Calgary ‘hero’ saves woman from frozen lake

Calgary ‘hero’ saves woman from frozen lake

Just before noon on Sunday, as he was driving past Elliston Park in southeast Calgary, 27-year-old Stuart Harris spotting a woman struggling in the park's small lake.

"I saw someone in the pond," he told the Metro. "I drove past, pulled a U-turn and came out running."

While attempting to rescue two of her three dogs — both had fallen through the lake's thin ice — Jennifer Simmonds, 37, had also crashed through the ice into the frigid waters.

"We have no kids, our dogs are our kids," Simmonds told the Calgary Sun. "I knew I was going in, there was no question."

Simmonds managed to get her two dogs out of the water. Then her third dog fell in.

Bystanders gathered at the river's edge, but none dared to walk out on the ice.

Harris, however, didn't hesitate to come to her rescue. The Calgary Herald reported that Harris jumped out of his car, grabbed a tow strap from his trunk, and ran to the shore.

"The ice along the shoreline is thinner because it thaws out so I knew to jump across that and basically glide across the ice to make it to her," he said.

"I made a loop out of the tow strap and then crawled out to meet her, threw the tow strap over her shoulders and told her the put them underneath her armpits," he told the Calgary Sun.

He told the Metro that Simmonds was too numb to grasp the strap herself, so he looped it around her.

As he started to pull her in, two Calgary police officers arrived.
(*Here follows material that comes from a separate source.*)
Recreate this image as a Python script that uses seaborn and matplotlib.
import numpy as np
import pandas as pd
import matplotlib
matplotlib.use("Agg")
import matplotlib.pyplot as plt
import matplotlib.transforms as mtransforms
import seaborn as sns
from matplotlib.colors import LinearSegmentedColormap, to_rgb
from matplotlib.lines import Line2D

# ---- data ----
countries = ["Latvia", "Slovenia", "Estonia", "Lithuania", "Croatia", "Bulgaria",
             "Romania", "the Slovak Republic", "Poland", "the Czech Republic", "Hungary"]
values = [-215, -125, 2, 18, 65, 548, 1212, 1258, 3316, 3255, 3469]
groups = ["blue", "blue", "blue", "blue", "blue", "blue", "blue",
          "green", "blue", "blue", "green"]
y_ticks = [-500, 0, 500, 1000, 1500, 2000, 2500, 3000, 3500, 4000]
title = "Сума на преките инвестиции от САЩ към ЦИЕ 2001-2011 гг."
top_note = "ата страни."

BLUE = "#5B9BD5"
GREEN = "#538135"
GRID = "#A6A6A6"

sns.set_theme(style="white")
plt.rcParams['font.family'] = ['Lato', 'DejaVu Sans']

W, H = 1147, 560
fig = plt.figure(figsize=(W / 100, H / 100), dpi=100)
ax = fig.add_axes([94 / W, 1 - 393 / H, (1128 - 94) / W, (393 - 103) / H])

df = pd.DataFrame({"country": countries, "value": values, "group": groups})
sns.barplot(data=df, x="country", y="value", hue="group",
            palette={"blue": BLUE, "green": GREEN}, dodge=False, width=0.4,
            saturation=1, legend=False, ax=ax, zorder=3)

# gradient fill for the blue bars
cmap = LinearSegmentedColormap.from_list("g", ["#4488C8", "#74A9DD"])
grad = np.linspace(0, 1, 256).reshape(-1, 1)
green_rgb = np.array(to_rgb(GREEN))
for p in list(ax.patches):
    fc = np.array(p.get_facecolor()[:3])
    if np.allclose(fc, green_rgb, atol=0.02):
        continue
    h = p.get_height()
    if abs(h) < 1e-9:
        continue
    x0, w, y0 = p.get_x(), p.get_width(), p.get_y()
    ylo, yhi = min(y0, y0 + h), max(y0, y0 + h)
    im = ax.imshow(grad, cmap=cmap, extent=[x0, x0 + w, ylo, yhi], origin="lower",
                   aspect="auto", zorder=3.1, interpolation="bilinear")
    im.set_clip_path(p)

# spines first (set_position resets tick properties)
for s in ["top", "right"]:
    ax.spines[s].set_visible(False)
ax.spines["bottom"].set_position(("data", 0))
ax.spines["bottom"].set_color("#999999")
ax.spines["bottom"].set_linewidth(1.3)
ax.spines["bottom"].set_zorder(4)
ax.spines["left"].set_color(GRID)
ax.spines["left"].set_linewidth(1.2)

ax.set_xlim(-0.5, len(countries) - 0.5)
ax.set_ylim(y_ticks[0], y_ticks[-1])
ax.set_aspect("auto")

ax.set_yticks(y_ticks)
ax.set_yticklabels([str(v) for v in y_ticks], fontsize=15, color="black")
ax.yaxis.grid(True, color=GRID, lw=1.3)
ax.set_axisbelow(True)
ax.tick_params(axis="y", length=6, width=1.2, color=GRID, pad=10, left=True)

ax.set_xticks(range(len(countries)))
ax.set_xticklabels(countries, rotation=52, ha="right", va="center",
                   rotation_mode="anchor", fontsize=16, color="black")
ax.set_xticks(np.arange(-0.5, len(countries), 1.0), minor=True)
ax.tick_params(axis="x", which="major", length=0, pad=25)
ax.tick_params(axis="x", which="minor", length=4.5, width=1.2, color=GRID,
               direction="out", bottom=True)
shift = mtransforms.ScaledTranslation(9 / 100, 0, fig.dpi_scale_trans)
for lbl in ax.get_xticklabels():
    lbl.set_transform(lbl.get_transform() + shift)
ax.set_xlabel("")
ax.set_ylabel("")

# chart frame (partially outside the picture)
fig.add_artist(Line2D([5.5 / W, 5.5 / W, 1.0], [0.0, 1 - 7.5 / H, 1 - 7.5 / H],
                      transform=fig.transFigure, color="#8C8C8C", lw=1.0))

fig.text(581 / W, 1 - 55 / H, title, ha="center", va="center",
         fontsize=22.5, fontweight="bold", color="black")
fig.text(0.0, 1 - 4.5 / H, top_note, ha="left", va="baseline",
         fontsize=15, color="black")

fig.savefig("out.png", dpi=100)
They helped Harris pull Simmonds to shore.

Simmonds was taken to the hospital where she was treated for hypothermia. Her third dog was able to swim to shore on its own.

Harris told the Calgary Herald that he had some survival training through a wilderness course he took. It included some ice training:

"I knew I had to keep calm, not panic, not do any violent movements. Stay as flat as possible. To help her out and not get pulled in as well."
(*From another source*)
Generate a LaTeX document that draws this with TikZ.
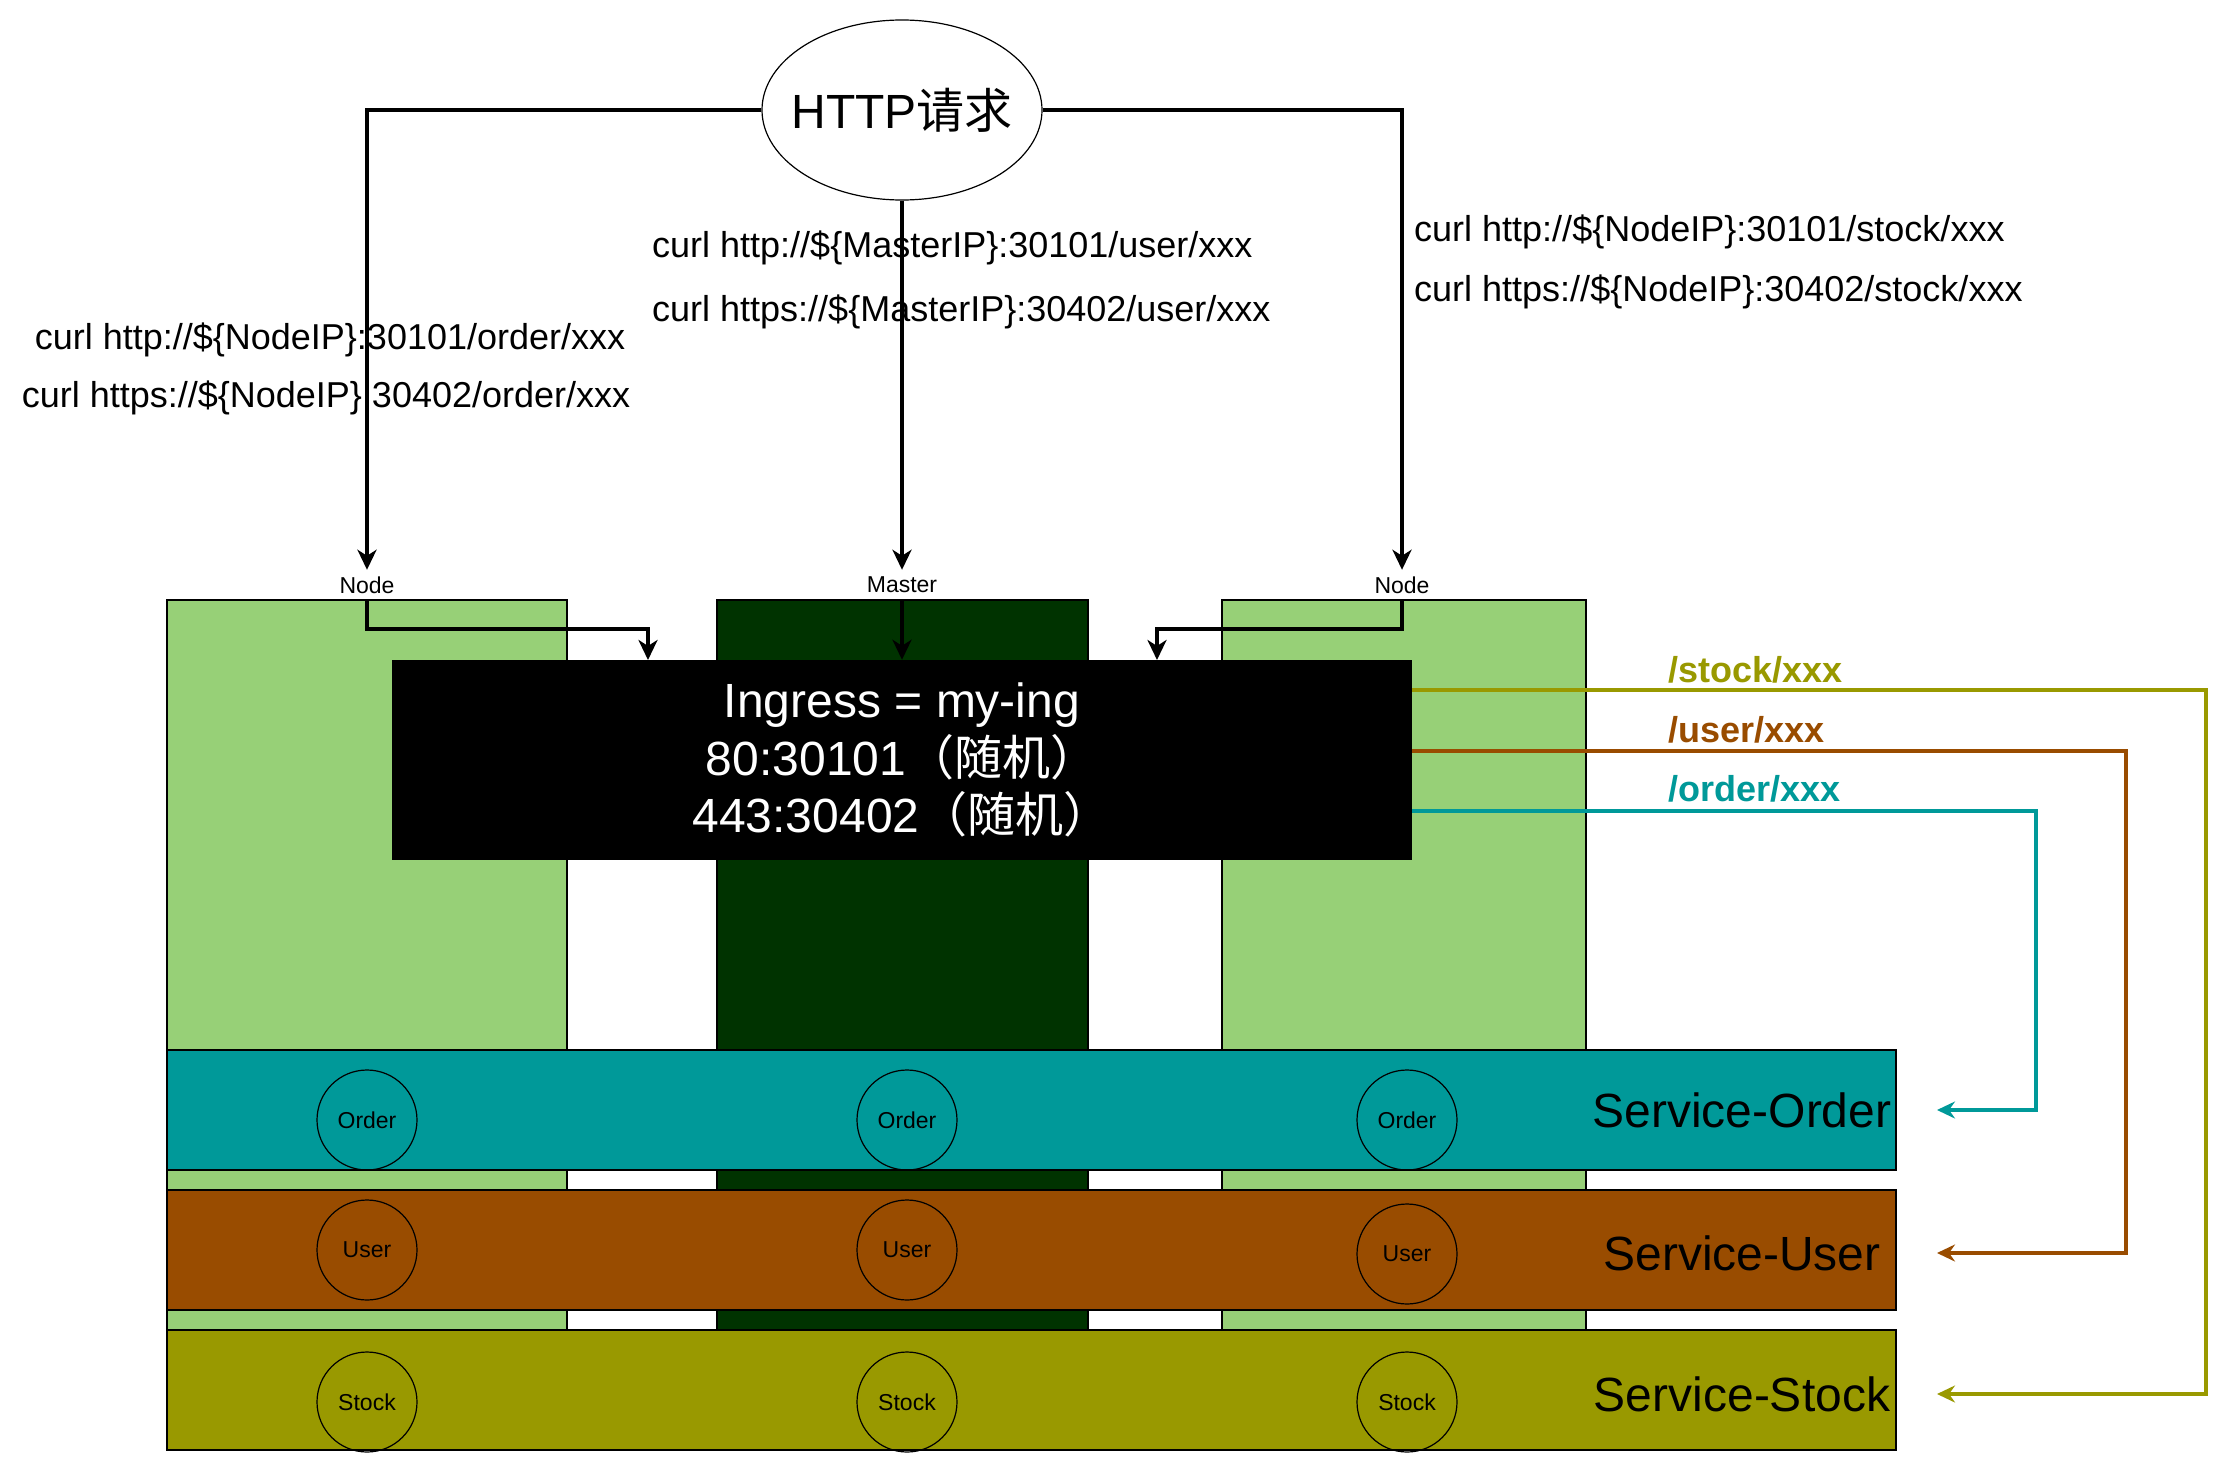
\documentclass[tikz,border=0pt]{standalone}
\usepackage{fontspec}
\setmainfont{Liberation Sans}
\newfontfamily\cjk{Noto Sans CJK SC}
\usetikzlibrary{arrows.meta,shapes.geometric}
\definecolor{lgreen}{HTML}{97D077}
\definecolor{dgreen}{HTML}{003300}
\definecolor{cOrder}{HTML}{009999}
\definecolor{cUser}{HTML}{994C00}
\definecolor{cStock}{HTML}{999900}
\begin{document}
\begin{tikzpicture}[x=1pt,y=-1pt,
  arr/.style={line width=4pt,-{Stealth[length=20pt,width=19pt,inset=6pt]}},
  carr/.style={line width=3.5pt,-{Stealth[length=18pt,width=17pt,inset=6pt]}},
  rectbox/.style={draw=black,line width=1.2pt,inner sep=0pt},
  small/.style={font=\fontsize{23}{27}\selectfont},
  curl/.style={font=\fontsize{36}{43}\selectfont,inner sep=0pt},
  big/.style={font=\fontsize{48}{57.6}\selectfont},
  pathlbl/.style={font=\bfseries\fontsize{36}{43}\selectfont,inner sep=0pt,anchor=west},
  pod/.style={circle,draw=black,line width=1.2pt,minimum size=100pt,inner sep=0pt,small},
  hostlbl/.style={small,minimum height=30pt,inner sep=0pt}
]
\useasboundingbox (0,0) rectangle (2239,1472);
\fill[white] (0,0) rectangle (2239,1472);

% hosts
\node[rectbox,fill=lgreen,minimum width=400pt,minimum height=730pt] (nL) at (367,965) {};
\node[rectbox,fill=dgreen,minimum width=371pt,minimum height=730pt] (nM) at (902.5,965) {};
\node[rectbox,fill=lgreen,minimum width=364pt,minimum height=730pt] (nR) at (1404,965) {};

% ingress
\node[fill=black,minimum width=1020pt,minimum height=200pt,inner sep=0pt] (ing) at (902,760) {};
\node[big,text=white,align=center] (ingtxt) at (902,760) {Ingress = my-ing\\80:30101{\cjk（随机）}\\443:30402{\cjk（随机）}};

% services
\node[rectbox,fill=cOrder,minimum width=1729pt,minimum height=120pt] (sO) at (1031.5,1110) {};
\node[rectbox,fill=cUser,minimum width=1729pt,minimum height=120pt] (sU) at (1031.5,1250) {};
\node[rectbox,fill=cStock,minimum width=1729pt,minimum height=120pt] (sS) at (1031.5,1390) {};

\node[big] (sOl) at (1742,1110) {Service-Order};
\node[big] (sUl) at (1742,1253) {Service-User};
\node[big] (sSl) at (1742,1394) {Service-Stock};

% pods
\node[pod] (o1) at (367,1120) {Order};
\node[pod] (o2) at (907,1120) {Order};
\node[pod] (o3) at (1407,1120) {Order};
\node[pod] (u1) at (367,1250) {User};
\node[pod] (u2) at (907,1250) {User};
\node[pod] (u3) at (1407,1254) {User};
\node[pod] (k1) at (367,1402) {Stock};
\node[pod] (k2) at (907,1402) {Stock};
\node[pod] (k3) at (1407,1402) {Stock};

% request
\node[ellipse,draw=black,line width=1.2pt,minimum width=280pt,minimum height=180pt,inner sep=0pt,
      label={[big]center:HTTP{\cjk 请求}}] (http) at (902,110) {};

% host labels
\node[hostlbl] (lnode) at (367,585) {Node};
\node[hostlbl] (mnode) at (902,585) {Master};
\node[hostlbl] (rnode) at (1402,585) {Node};

% curl labels
\node[curl] (cl1) at (330,340) {curl http://\$\{NodeIP\}:30101/order/xxx};
\node[curl] (cl2) at (326,398) {curl https://\$\{NodeIP\}:30402/order/xxx};
\node[curl,anchor=west] (cm1) at (652,248) {curl http://\$\{MasterIP\}:30101/user/xxx};
\node[curl,anchor=west] (cm2) at (652,312) {curl https://\$\{MasterIP\}:30402/user/xxx};
\node[curl,anchor=west] (cr1) at (1414,232) {curl http://\$\{NodeIP\}:30101/stock/xxx};
\node[curl,anchor=west] (cr2) at (1414,292) {curl https://\$\{NodeIP\}:30402/stock/xxx};

% path labels
\node[pathlbl,text=cStock] (pS) at (1668,670) {/stock/xxx};
\node[pathlbl,text=cUser] (pU) at (1668,730) {/user/xxx};
\node[pathlbl,text=cOrder] (pO) at (1668,789) {/order/xxx};

% connectors from request
\draw[arr] (http.west) -| (lnode.north);
\draw[arr] (http.south) -- (mnode.north);
\draw[arr] (http.east) -| (rnode.north);

\coordinate (inL) at (648,660);
\coordinate (inR) at (1157,660);
\draw[arr] (lnode.south) -- ++(0,29) -| (inL);
\draw[arr] (mnode.south) -- (mnode.south |- ing.north);
\draw[arr] (rnode.south) -- ++(0,29) -| (inR);

% routing
\coordinate (tO) at (1937,1110);
\coordinate (tU) at (1937,1253);
\coordinate (tS) at (1937,1394);
\draw[carr,draw=cStock] (ing.east |- 0,690) -- (2206,690) |- (tS);
\draw[carr,draw=cUser] (ing.east |- 0,751) -- (2126,751) |- (tU);
\draw[carr,draw=cOrder] (ing.east |- 0,811) -- (2036,811) |- (tO);
\end{tikzpicture}
\end{document}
"I just feel like anybody else. I hope if I fell through the water somebody would help me out too. I’m just…glad I got to help someone," he said, adding that he doesn't consider himself a hero.

Calgary police Staff Sergeant John McCarthy, however, begs to differ:

"This is just one of those events that make you proud to be a Calgarian. This citizen, without any thought…did what needed to be done. He didn’t wait for other people. He took great risk to himself to really save this lady’s life."